We Owe as "Off to Work We Go"

That is if we are able to get a job. Or retirees forced to go back seeking work. Why? Read on.

"The World's Dollar Drug", by Zachary Karbell, author of 'Superfusion: How China and America became one economy', writing in the WSJ today says:

"Over the past decade, the relative position of the U.S. has shifted. It is no longer a creditor to the world, but rather a large debtor to the world. It is a net importer of manufactured goods--though its manufacturing sector remains quite large even while employing fewer workers. Its national economy is the world's largest but it is surpassed by the multinational euro-zone. And China's economy, while still perhaps not much more than a third of the U.S., is growing three to four times as rapidly and accumulating dollars at a torrid clip. Yet the dollar remains the linchpin of the global system.

Because most of the world's trade is conducted in dollars, especially Chinese trade, so governments and institutions throughout the world have little choice but to invest in U.S. assets. The U.S. government has the ability (the Fed) to print that global reserve currency when dire straits demand it. That gives the U.S. considerable latitude to spend its way out of a crisis without confronting real structural changes.

China's peg to the U.S. dollar is currently propping up an otherwise shaky American economy. The Chinese have become the ultimate offshore bank for American capital, and there is no evidence that they deploy it to less American benefit than Americans themselves do.

The U.S. has been able to forestall deep reforms because it has the dollar. But, the U.S. government uses its dollars--ant the ability to print more and borrow them---poorly. Large amounts of debt fund consumption of goods and health care. While today's needs are important, without sufficient investment these dollars will dissipate. You lend someone dollars to open a business or invent but not to go out for dinner and a movie.

By getting the dollars we want we forestall a greater fiscal crisis in the U. S. while allowing for gradual decay of the our economy. This can go on for many years (it has) because the world needs a reserve currency to reduce costs and allow market players to asses value across different countries and economies. But that need for the U.S. dollar shouldn't be confused for American strength.

The ubiquity of the dollar allows Americans to believe that their country will automatically retain its rightful place as global economic leader. That's a dangerous dream, an economic opiate from which we would do well to wean ourselves."

This dangerous dream is one I have been talking about ever since I started blogging. We are investing stimulus, subsidies, grants, entitlements dollars, etc., in what I call the "soft" economy, the one that does not produce a PRODUCT that can be sold to generate profits.

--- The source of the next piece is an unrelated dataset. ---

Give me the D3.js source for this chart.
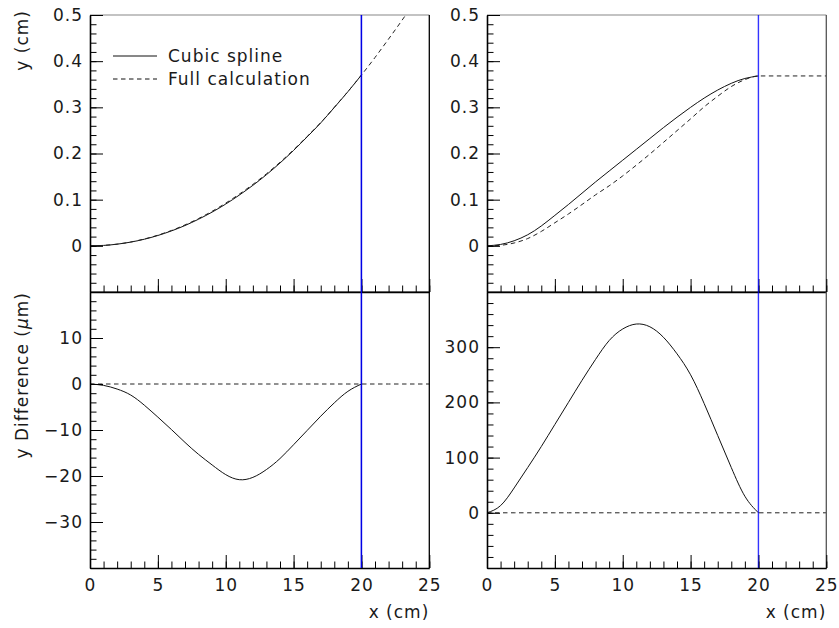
<!DOCTYPE html>
<html>
<head>
<meta charset="utf-8">
<script src="https://cdn.jsdelivr.net/npm/d3@7"></script>
<style>
  html, body { margin: 0; padding: 0; background: #fff; }
  svg text { font-family: "DejaVu Sans", sans-serif; font-size: 17px; letter-spacing: 1px; fill: #1a1a1a; }
</style>
</head>
<body>
<svg id="chart" width="839" height="628"></svg>
<script>
// ---------------- data ----------------
const xs = [0,1,2,3,4,5,6,7,8,9,10,11,12,13,14,15,16,17,18,19,20];
const xsExt = [0,1,2,3,4,5,6,7,8,9,10,11,12,13,14,15,16,17,18,19,20,21,22,23,24,25];

// Top-left panel (y in cm)
const splineTL = [0,0.0009,0.0036,0.0081,0.0143,0.0224,0.0323,0.0440,0.0577,0.0731,0.0905,0.1099,0.1310,0.1541,0.1794,0.2067,0.2360,0.2663,0.2996,0.3338,0.3700];
const fullTL   = [0,0.0009,0.0037,0.0083,0.0148,0.0231,0.0333,0.0453,0.0592,0.0749,0.0925,0.1120,0.1330,0.1560,0.1810,0.2080,0.2370,0.2670,0.3000,0.3340,0.3700,0.4080,0.4480,0.4890,0.5320,0.5760];

// Top-right panel (y in cm)
const splineTR = [0,0.0030,0.0110,0.0240,0.0430,0.0660,0.0895,0.1140,0.1385,0.1620,0.1855,0.2090,0.2325,0.2560,0.2785,0.3000,0.3200,0.3375,0.3520,0.3625,0.3680];
const fullTR   = [0,0.0012,0.0062,0.0158,0.0312,0.0500,0.0690,0.0895,0.1105,0.1300,0.1515,0.1747,0.1988,0.2240,0.2495,0.2750,0.3010,0.3240,0.3450,0.3600,0.3680,0.3680,0.3680,0.3680,0.3680,0.3680];

// Bottom panels: y difference (micrometres)
const diffL = [0,-0.3,-1.1,-2.4,-4.6,-7.2,-9.9,-12.7,-15.3,-17.6,-19.7,-20.8,-20.3,-18.6,-16.2,-13.2,-10.1,-7.0,-4.1,-1.6,0];
const diffR = [0,13,45,82,120,160,200,240,278,312,333,342,337,318,288,250,198,140,82,30,0];
const zeroRef = [0,0,0,0,0,0,0,0,0,0,0,0,0,0,0,0,0,0,0,0,0,0,0,0,0,0];

// axis tick values
const xMajor = [0,5,10,15,20,25];
const yTopMajor = [0,0.1,0.2,0.3,0.4,0.5];
const yBLMajor = [10,0,-10,-20,-30];
const yBRMajor = [0,100,200,300];
const xCut = 20;

const legendLabels = ["Cubic spline", "Full calculation"];
const xTitle = "x (cm)";
const yTopTitle = "y (cm)";

// ---------------- layout ----------------
const svg = d3.select("#chart");
const colX = [[90, 429.3], [487, 826.3]];
const rowY = [[15, 292], [292, 568]];

const panels = [
  {col:0,row:0, domain:[-0.1,0.5], major:yTopMajor, minorStep:0.02, curves:[{x:xs,y:splineTL,dash:false},{x:xsExt,y:fullTL,dash:true}], fmt:d=> d===0?"0":d3.format(".1f")(d), lineColor:"#0000e6", lineOpacity:1},
  {col:1,row:0, domain:[-0.1,0.5], major:yTopMajor, minorStep:0.02, curves:[{x:xs,y:splineTR,dash:false},{x:xsExt,y:fullTR,dash:true,mono:true}], fmt:d=> d===0?"0":d3.format(".1f")(d), lineColor:"#0000ff", lineOpacity:0.55},
  {col:0,row:1, domain:[-40,20], major:yBLMajor, minorStep:2, curves:[{x:xs,y:diffL,dash:false},{x:xsExt,y:zeroRef,dash:true}], fmt:d=> d<0 ? "\u2212"+Math.abs(d) : String(d), lineColor:"#0000e6", lineOpacity:1},
  {col:1,row:1, domain:[-100,400], major:yBRMajor, minorStep:20, curves:[{x:xs,y:diffR,dash:false},{x:xsExt,y:zeroRef,dash:true}], fmt:d=> String(d), lineColor:"#0000ff", lineOpacity:0.55}
];

panels.forEach((p, i) => {
  const [x0, x1] = colX[p.col];
  const [y0, y1] = rowY[p.row];
  const x = d3.scaleLinear().domain([0,25]).range([x0, x1]);
  const y = d3.scaleLinear().domain(p.domain).range([y1, y0]);
  const g = svg.append("g");

  // clip
  const cid = "clip" + i;
  svg.append("clipPath").attr("id", cid).append("rect")
    .attr("x", x0).attr("y", y0).attr("width", x1 - x0).attr("height", y1 - y0);

  // curves
  p.curves.forEach(c => {
    const line = d3.line().curve(c.mono ? d3.curveMonotoneX : d3.curveNatural)
      .x(d => x(d[0])).y(d => y(d[1]));
    const pts = c.x.map((xv, k) => [xv, c.y[k]]);
    g.append("path").attr("d", line(pts)).attr("clip-path", `url(#${cid})`)
      .attr("fill", "none").attr("stroke", c.dash ? "#222" : "#111")
      .attr("stroke-width", 1)
      .attr("stroke-dasharray", c.dash ? "4.5,3.5" : null);
  });

  // frame: top gray, right black
  g.append("line").attr("x1", x0).attr("x2", x1).attr("y1", y0).attr("y2", y0)
    .attr("stroke", p.row === 0 ? "#888" : "#000").attr("stroke-width", 1.2);
  g.append("line").attr("x1", x1).attr("x2", x1).attr("y1", y0).attr("y2", y1)
    .attr("stroke", p.col === 0 ? "#000" : "#555").attr("stroke-width", 1.3);

  // minor ticks
  const yMinor = d3.range(p.domain[0], p.domain[1] + 1e-9, p.minorStep)
    .map(v => +v.toFixed(6));
  g.append("g").attr("transform", `translate(${x0},0)`)
    .call(d3.axisLeft(y).tickValues(yMinor).tickSizeInner(-6.5).tickSizeOuter(0).tickFormat(""))
    .call(s => s.select(".domain").remove())
    .selectAll("line").attr("stroke", "#000");
  const xMinor = d3.range(0, 26, 1);
  g.append("g").attr("transform", `translate(0,${y1})`)
    .call(d3.axisBottom(x).tickValues(xMinor).tickSizeInner(-6.5).tickSizeOuter(0).tickFormat(""))
    .call(s => s.select(".domain").remove())
    .selectAll("line").attr("stroke", "#000");

  // major y axis
  const ya = g.append("g").attr("transform", `translate(${x0},0)`)
    .call(d3.axisLeft(y).tickValues(p.major).tickSizeInner(-13).tickSizeOuter(0).tickPadding(7).tickFormat(p.fmt));
  ya.select(".domain").attr("stroke", "#000").attr("stroke-width", 1.6);
  ya.selectAll("line").attr("stroke", "#000");
  ya.selectAll("text").attr("font-size", 17).attr("fill", "#1a1a1a").attr("font-family", null);

  // major x axis
  const xa = g.append("g").attr("transform", `translate(0,${y1})`)
    .call(d3.axisBottom(x).tickValues(xMajor).tickSizeInner(-13).tickSizeOuter(0).tickPadding(11)
      .tickFormat(p.row === 1 ? d3.format("d") : ""));
  xa.select(".domain").attr("stroke", "#000").attr("stroke-width", 1.6);
  xa.selectAll("line").attr("stroke", "#000");
  xa.selectAll("text").attr("font-size", 17).attr("fill", "#1a1a1a").attr("font-family", null);

  // vertical cut line at x = 20
  svg.append("line").attr("x1", x(xCut)).attr("x2", x(xCut))
    .attr("y1", rowY[0][0]).attr("y2", rowY[1][1])
    .attr("stroke", p.lineColor).attr("stroke-opacity", p.lineOpacity).attr("stroke-width", 1.3);

  if (p.row === 1) {
    svg.append("text").attr("x", x1).attr("y", 618).attr("text-anchor", "end").text(xTitle);
  }
});

// y titles
svg.append("text").attr("transform", "translate(28,10) rotate(-90)")
  .attr("text-anchor", "end").text(yTopTitle);
const t2 = svg.append("text").attr("transform", "translate(28,292) rotate(-90)")
  .attr("text-anchor", "end");
t2.append("tspan").text("y Difference (");
t2.append("tspan").attr("font-style", "italic").text("\u03bc");
t2.append("tspan").text("m)");

// legend
const leg = svg.append("g");
const legY = [56, 79];
legendLabels.forEach((lab, k) => {
  leg.append("line").attr("x1", 113).attr("x2", 157).attr("y1", legY[k]).attr("y2", legY[k])
    .attr("stroke", "#111").attr("stroke-width", 1)
    .attr("stroke-dasharray", k === 1 ? "4.5,3.5" : null);
  leg.append("text").attr("x", 168).attr("y", legY[k] + 6).text(lab);
});
</script>
</body>
</html>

Private sector companies like Caterpillar and Keystone produce a product they can sell at a profit so they can pay a living wage to their employees and pay taxes to support ESSENTIAL government.

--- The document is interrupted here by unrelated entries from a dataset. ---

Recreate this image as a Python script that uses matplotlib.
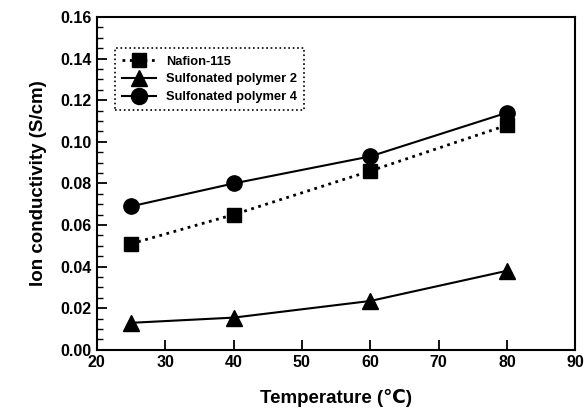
import matplotlib
matplotlib.use('Agg')
import matplotlib.pyplot as plt
from matplotlib.ticker import MultipleLocator

plt.rcParams['font.family'] = ['Liberation Sans', 'DejaVu Sans']
plt.rcParams['font.weight'] = 'bold'

temps = [25, 40, 60, 80]
nafion = [0.051, 0.065, 0.086, 0.108]
polymer2 = [0.013, 0.0155, 0.0235, 0.038]
polymer4 = [0.069, 0.080, 0.093, 0.114]

fig = plt.figure(figsize=(5.87, 4.16), dpi=100)
ax = fig.add_axes([0.165, 0.159, 0.815, 0.8])

ax.plot(temps, nafion, color='black', linestyle=':', linewidth=2, marker='s', markersize=10, label='Nafion-115')
ax.plot(temps, polymer2, color='black', linestyle='-', linewidth=1.5, marker='^', markersize=11, label='Sulfonated polymer 2')
ax.plot(temps, polymer4, color='black', linestyle='-', linewidth=1.5, marker='o', markersize=11, label='Sulfonated polymer 4')

ax.set_xlim(20, 90)
ax.set_ylim(0, 0.16)
ax.xaxis.set_major_locator(MultipleLocator(10))
ax.yaxis.set_major_locator(MultipleLocator(0.02))
ax.yaxis.set_minor_locator(MultipleLocator(0.005))
ax.yaxis.set_major_formatter(matplotlib.ticker.FormatStrFormatter('%.2f'))
ax.tick_params(axis='both', which='major', direction='in', length=7, width=1.3, labelsize=11.5)
ax.tick_params(axis='y', which='minor', direction='in', length=4, width=1)
for s in ax.spines.values():
    s.set_linewidth(1.5)

ax.set_xlabel('Temperature (\u2103)', fontsize=13.5, fontweight='bold', labelpad=14)
ax.set_ylabel('Ion conductivity (S/cm)', fontsize=13.5, fontweight='bold', labelpad=10)

leg = ax.legend(loc='upper left', bbox_to_anchor=(0.025, 0.925), fontsize=9.3, fancybox=False,
                edgecolor='black', framealpha=1, handlelength=2.6, borderpad=0.55,
                labelspacing=0.45, markerscale=1.05)
leg.get_frame().set_linestyle(':')
leg.get_frame().set_linewidth(1.2)

fig.savefig('out.png', dpi=100)
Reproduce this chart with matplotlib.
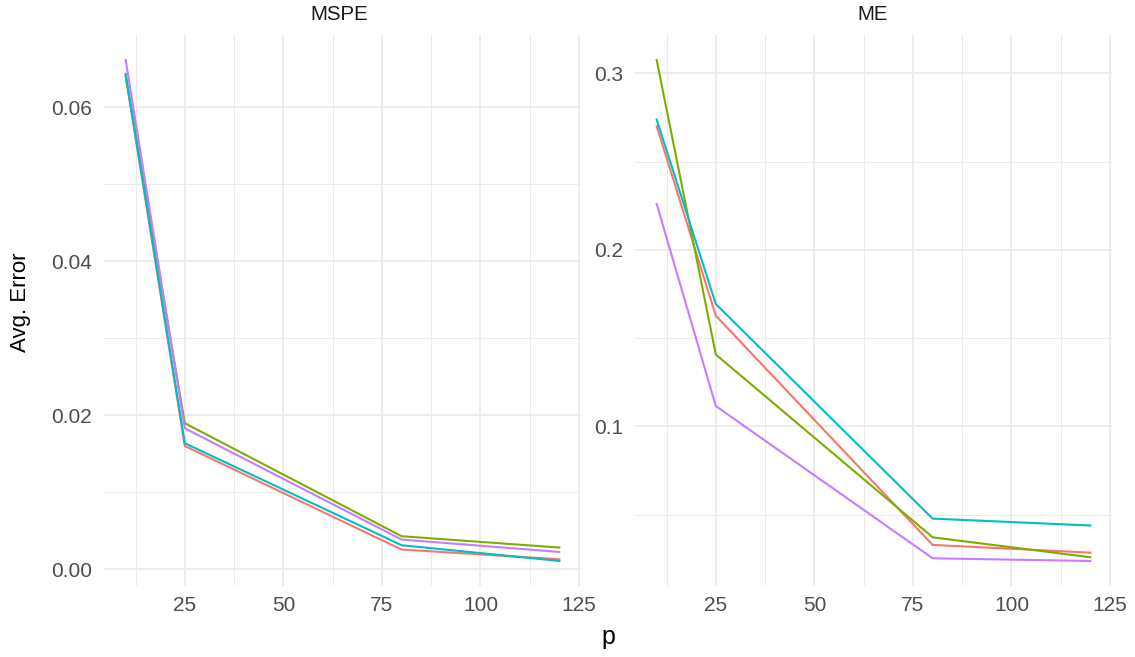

While spending on "circuses", welfare, health and environment are good, there eventually are only so many dollars to spend. The heavy spending atmosphere we have created does not lend itself to the expansion of product creation. We tend to import what we could manufacture ourselves. In so many cases like here in Peoria, our priorities are askew. The reasons why are obvious and consequences are becming more obvious. Not enough dollars to finish what we start and too many dollars spent on non-priority projects that seemingly all have to be new or expanded.

There are not enough tax dollars or private donors willing to commit to everything being done in the public sector. A reminder again, public entities do not contribute much in the way of taxable profits. On the horizon, I see a continuing rise in taxes and more welfare, if we do not sort out our priorities better than we are doing. On all levels, local, state and national.

As I watch gold in in it's spectacular rise, I agree with my friend Steve that gold may be a better investment than the market. Eventually, land and property will return to some of its past investment values, but overall, not now.

Steve, please send me your email address so I can repond to you as I do not use the tube.